This year’s ABS annual conference took place at the Manchester Grand Hyatt Hotel in San Diego. There were over 70 panels, two keynotes, over 350 papers and presentations at roundtables, and nearly 300 participants. The following is a summary of panels in which the UBRJ members participated in.
The first panel titled “Relocating East Asian Borders in Everyday Life” invited five speakers, Po-Yi Hung (Taiwan National University), Naomi Chi (Hokkaido University), Ted Boyle (Kyushu University), Akihiro Iwashita (Hokkaido University) and Yu-Hsiu Lien (Taiwan National University). The speakers looked at various borders, including the tea trade between Taiwan and Southeast Asian countries; Southeast Asian women migrants in care work crossing the border to Japan, Korea and Taiwan; the memories shared by the Japanese island of Yaeyama and Pacific island of Palau; the transformation of the Sino-Russian border; the complexity of tea blending in Taiwan and Vietnam.
One of the highlights of the conference was the panel “Gendering Border Studies” which invited 5 speakers, including Kathy Staudt (UTEP), Naomi Chi (Hokkaido), Kimberly Collins (CSUSB), Andreanne Bissonnette (Quebec) and Carla Angulo Pasel (Balsillie). Each speaker presented their work on various borders, concentrating on the violence, danger and accessibility to goods and services of women migrants (documented as well undocumented) in their respective areas. Also, issues of gender balance in social justice organization and ways to define social equity in border regions (mainly in the U.S.-Mexico border) were discussed at the panel.
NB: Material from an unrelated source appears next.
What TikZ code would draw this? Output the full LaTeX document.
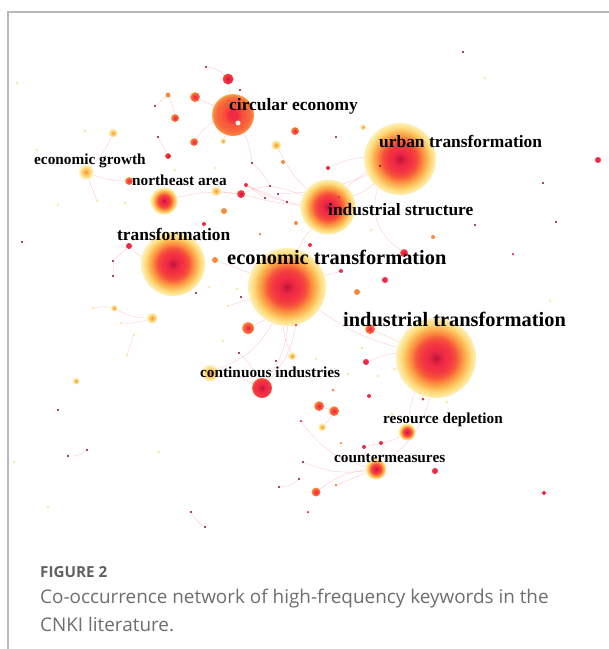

Another addition to this year’s ABS conference was a panel organized by the border studies unit at Chungang University, Reconciliation and Coexistence in Contact Zones (RCCZ) Research Centre. The panel titled “Moving Beyond Boundaries: War and Bodies Politics” which invited speakers, Hye-ryoung Lee (Sunkyunkwan), Woonhyung Chon (Chungang), Kyounghwa Lim (Chungang) and Yu-Jung Lee (Yonsei), who focused on the border that divides the two Koreas, exploring the literature, film and performances that move the body beyond borders.
Special mention goes to the panel titled “Researching and Promoting Knowledge About Borders” where Koji Furukawa (Chukyo) presented the seven years of activities of the Japan International Border Studies Network (JIBSN), which was established as part of the Border Studies project of the Slavic Eurasian Research Centre.
Last but not least, one of UBRJ’s partner, the Borders in Globalization (BIG) project, will come to an end this year, and the wrap up of the migration and security policies in comparative perspective took place on the morning of the last day of the conference, which invited speakers, Ted Boyle (Kyushu), Naomi Chi (Hokkaido), Emmanuel Brunet-Jailly (Victoria), Oliver Schmidtke (Victoria) and Birte Wassenberg (Strasbourg), to talk about migration and security policies in Asia and EU, respectively. Though the policies itself the political and social backdrops to these two regions are different, we can see that there is an opening and closing of the borders happening simultaneously.